I found myself sympathetic to Ricardo, as I imagine Llosa intended, but there was nothing in particular that jumped out as remarkable or memorable. I put down the book thinking to myself that he was not as powerful a character as the subject of other stories about obsession such as (for example) Humbert Humbert in Lolita. But, ironically, Ricardo’s mundane appearance amps up the pathos of the story, in large part because he manages to live up to the “good boy” moniker that the bad girl gives to him and the contrast between the two characters is extreme.
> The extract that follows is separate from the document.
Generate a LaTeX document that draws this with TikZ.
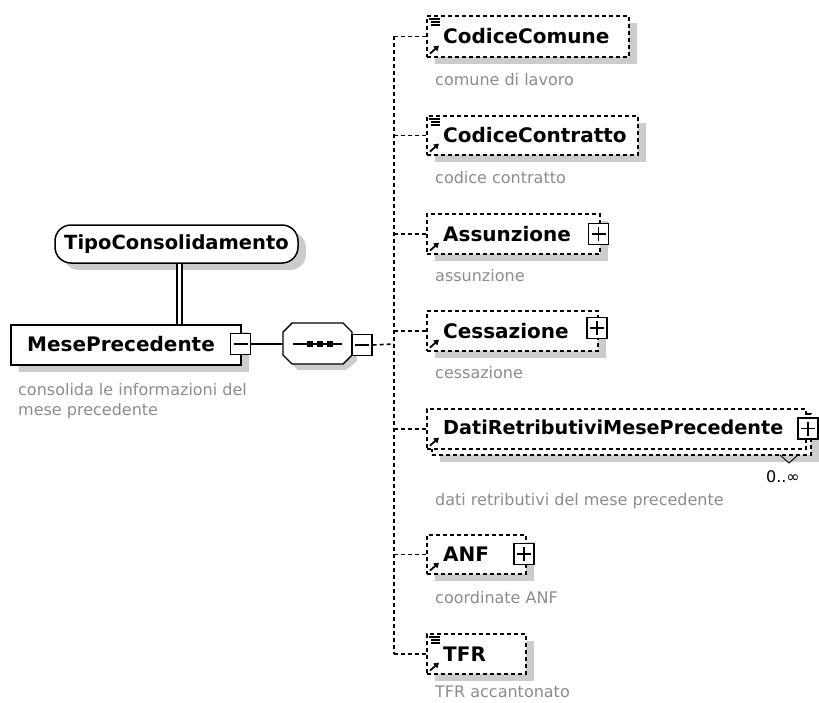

In a conversation about the new HBO show “Looking” on this week’s Pop Culture Happy Hour podcast, Glen Weldon made a point that sex, whether on TV or books, is sometimes perceived as plot development rather than as added dialogue. Sex features prominently in the relationship between the good boy and the bad girl in this book and in a way that I found awkward and difficult. But it is part of the relationship that the two of them have and is in its own way touching, particularly because Llosa contrasts what they have with sexual dynamics that involve people other than just the two of them.

The Bad Girl is not a story of daring adventure or intrigue, but a study of affection, obsession, and, at times, love. It is pretty well paced, but that pacing is deliberate and subdued instead of intense and manic. When I had just finished the book, I thought that it was good, but a week on my appreciation for it has grown. The reason for this is that, on some level, I am still trying to work through the emotions that Llosa works the reader through and the dominant impression I am left with is profound sadness that few other books have elicited.